■ **Direction**:
You are to retype all of the data exactly as it appears.
============
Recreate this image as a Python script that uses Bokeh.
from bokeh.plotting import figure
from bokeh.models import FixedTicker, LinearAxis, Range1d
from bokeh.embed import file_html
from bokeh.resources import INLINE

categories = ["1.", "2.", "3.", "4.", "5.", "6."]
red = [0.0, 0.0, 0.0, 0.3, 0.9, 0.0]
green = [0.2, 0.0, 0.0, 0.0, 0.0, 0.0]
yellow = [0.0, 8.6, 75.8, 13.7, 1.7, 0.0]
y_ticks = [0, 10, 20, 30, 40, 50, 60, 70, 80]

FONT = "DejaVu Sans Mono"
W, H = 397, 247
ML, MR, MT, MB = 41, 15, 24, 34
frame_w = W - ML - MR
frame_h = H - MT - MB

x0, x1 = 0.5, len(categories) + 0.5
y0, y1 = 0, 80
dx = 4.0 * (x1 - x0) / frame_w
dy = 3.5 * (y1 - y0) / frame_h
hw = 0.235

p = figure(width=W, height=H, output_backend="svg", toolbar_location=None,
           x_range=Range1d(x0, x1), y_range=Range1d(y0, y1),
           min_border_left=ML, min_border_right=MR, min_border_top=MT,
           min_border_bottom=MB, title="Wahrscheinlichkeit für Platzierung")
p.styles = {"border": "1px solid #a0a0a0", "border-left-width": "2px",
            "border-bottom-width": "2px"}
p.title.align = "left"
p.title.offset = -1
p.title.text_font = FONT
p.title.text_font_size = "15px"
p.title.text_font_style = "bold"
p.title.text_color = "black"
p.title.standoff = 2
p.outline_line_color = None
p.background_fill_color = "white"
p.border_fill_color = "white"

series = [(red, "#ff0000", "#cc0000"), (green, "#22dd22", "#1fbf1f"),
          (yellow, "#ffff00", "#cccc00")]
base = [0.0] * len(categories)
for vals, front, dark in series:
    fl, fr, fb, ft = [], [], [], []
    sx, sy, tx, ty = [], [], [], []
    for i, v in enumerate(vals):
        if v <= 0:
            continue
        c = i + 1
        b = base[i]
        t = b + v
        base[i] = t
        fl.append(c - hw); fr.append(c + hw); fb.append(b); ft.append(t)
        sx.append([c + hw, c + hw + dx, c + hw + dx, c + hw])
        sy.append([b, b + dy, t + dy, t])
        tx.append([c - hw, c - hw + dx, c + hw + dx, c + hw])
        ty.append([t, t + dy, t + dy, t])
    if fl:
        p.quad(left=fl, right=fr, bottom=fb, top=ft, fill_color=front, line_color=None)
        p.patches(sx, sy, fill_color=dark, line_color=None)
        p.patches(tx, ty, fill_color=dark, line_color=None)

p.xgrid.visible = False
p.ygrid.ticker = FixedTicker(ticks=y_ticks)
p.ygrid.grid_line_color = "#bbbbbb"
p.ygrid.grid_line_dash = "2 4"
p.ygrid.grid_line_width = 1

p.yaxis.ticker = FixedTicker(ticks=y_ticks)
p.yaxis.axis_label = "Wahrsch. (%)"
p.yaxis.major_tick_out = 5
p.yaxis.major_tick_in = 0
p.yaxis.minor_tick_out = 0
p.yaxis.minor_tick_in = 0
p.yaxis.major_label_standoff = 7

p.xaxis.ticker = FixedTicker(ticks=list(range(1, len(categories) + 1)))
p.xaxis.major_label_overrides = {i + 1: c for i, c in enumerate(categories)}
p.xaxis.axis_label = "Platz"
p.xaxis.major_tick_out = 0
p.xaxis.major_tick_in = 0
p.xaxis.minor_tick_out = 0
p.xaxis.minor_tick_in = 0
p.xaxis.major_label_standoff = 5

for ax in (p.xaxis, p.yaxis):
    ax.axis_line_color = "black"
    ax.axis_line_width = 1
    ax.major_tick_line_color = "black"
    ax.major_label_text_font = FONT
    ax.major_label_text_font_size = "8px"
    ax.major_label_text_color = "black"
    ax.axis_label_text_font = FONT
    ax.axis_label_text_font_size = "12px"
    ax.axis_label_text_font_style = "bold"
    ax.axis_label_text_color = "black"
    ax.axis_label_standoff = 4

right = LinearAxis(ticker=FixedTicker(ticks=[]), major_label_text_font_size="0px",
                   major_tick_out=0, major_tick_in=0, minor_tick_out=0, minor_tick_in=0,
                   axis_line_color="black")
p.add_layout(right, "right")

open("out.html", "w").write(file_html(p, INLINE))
============
■ **Solution to this problem**:
Recreate this image as a Python script that uses Bokeh.
from bokeh.plotting import figure
from bokeh.models import FixedTicker, LinearAxis, Range1d
from bokeh.embed import file_html
from bokeh.resources import INLINE

categories = ["1.", "2.", "3.", "4.", "5.", "6."]
red = [0.0, 0.0, 0.0, 0.3, 0.9, 0.0]
green = [0.2, 0.0, 0.0, 0.0, 0.0, 0.0]
yellow = [0.0, 8.6, 75.8, 13.7, 1.7, 0.0]
y_ticks = [0, 10, 20, 30, 40, 50, 60, 70, 80]

FONT = "DejaVu Sans Mono"
W, H = 397, 247
ML, MR, MT, MB = 41, 15, 24, 34
frame_w = W - ML - MR
frame_h = H - MT - MB

x0, x1 = 0.5, len(categories) + 0.5
y0, y1 = 0, 80
dx = 4.0 * (x1 - x0) / frame_w
dy = 3.5 * (y1 - y0) / frame_h
hw = 0.235

p = figure(width=W, height=H, output_backend="svg", toolbar_location=None,
           x_range=Range1d(x0, x1), y_range=Range1d(y0, y1),
           min_border_left=ML, min_border_right=MR, min_border_top=MT,
           min_border_bottom=MB, title="Wahrscheinlichkeit für Platzierung")
p.styles = {"border": "1px solid #a0a0a0", "border-left-width": "2px",
            "border-bottom-width": "2px"}
p.title.align = "left"
p.title.offset = -1
p.title.text_font = FONT
p.title.text_font_size = "15px"
p.title.text_font_style = "bold"
p.title.text_color = "black"
p.title.standoff = 2
p.outline_line_color = None
p.background_fill_color = "white"
p.border_fill_color = "white"

series = [(red, "#ff0000", "#cc0000"), (green, "#22dd22", "#1fbf1f"),
          (yellow, "#ffff00", "#cccc00")]
base = [0.0] * len(categories)
for vals, front, dark in series:
    fl, fr, fb, ft = [], [], [], []
    sx, sy, tx, ty = [], [], [], []
    for i, v in enumerate(vals):
        if v <= 0:
            continue
        c = i + 1
        b = base[i]
        t = b + v
        base[i] = t
        fl.append(c - hw); fr.append(c + hw); fb.append(b); ft.append(t)
        sx.append([c + hw, c + hw + dx, c + hw + dx, c + hw])
        sy.append([b, b + dy, t + dy, t])
        tx.append([c - hw, c - hw + dx, c + hw + dx, c + hw])
        ty.append([t, t + dy, t + dy, t])
    if fl:
        p.quad(left=fl, right=fr, bottom=fb, top=ft, fill_color=front, line_color=None)
        p.patches(sx, sy, fill_color=dark, line_color=None)
        p.patches(tx, ty, fill_color=dark, line_color=None)

p.xgrid.visible = False
p.ygrid.ticker = FixedTicker(ticks=y_ticks)
p.ygrid.grid_line_color = "#bbbbbb"
p.ygrid.grid_line_dash = "2 4"
p.ygrid.grid_line_width = 1

p.yaxis.ticker = FixedTicker(ticks=y_ticks)
p.yaxis.axis_label = "Wahrsch. (%)"
p.yaxis.major_tick_out = 5
p.yaxis.major_tick_in = 0
p.yaxis.minor_tick_out = 0
p.yaxis.minor_tick_in = 0
p.yaxis.major_label_standoff = 7

p.xaxis.ticker = FixedTicker(ticks=list(range(1, len(categories) + 1)))
p.xaxis.major_label_overrides = {i + 1: c for i, c in enumerate(categories)}
p.xaxis.axis_label = "Platz"
p.xaxis.major_tick_out = 0
p.xaxis.major_tick_in = 0
p.xaxis.minor_tick_out = 0
p.xaxis.minor_tick_in = 0
p.xaxis.major_label_standoff = 5

for ax in (p.xaxis, p.yaxis):
    ax.axis_line_color = "black"
    ax.axis_line_width = 1
    ax.major_tick_line_color = "black"
    ax.major_label_text_font = FONT
    ax.major_label_text_font_size = "8px"
    ax.major_label_text_color = "black"
    ax.axis_label_text_font = FONT
    ax.axis_label_text_font_size = "12px"
    ax.axis_label_text_font_style = "bold"
    ax.axis_label_text_color = "black"
    ax.axis_label_standoff = 4

right = LinearAxis(ticker=FixedTicker(ticks=[]), major_label_text_font_size="0px",
                   major_tick_out=0, major_tick_in=0, minor_tick_out=0, minor_tick_in=0,
                   axis_line_color="black")
p.add_layout(right, "right")

open("out.html", "w").write(file_html(p, INLINE))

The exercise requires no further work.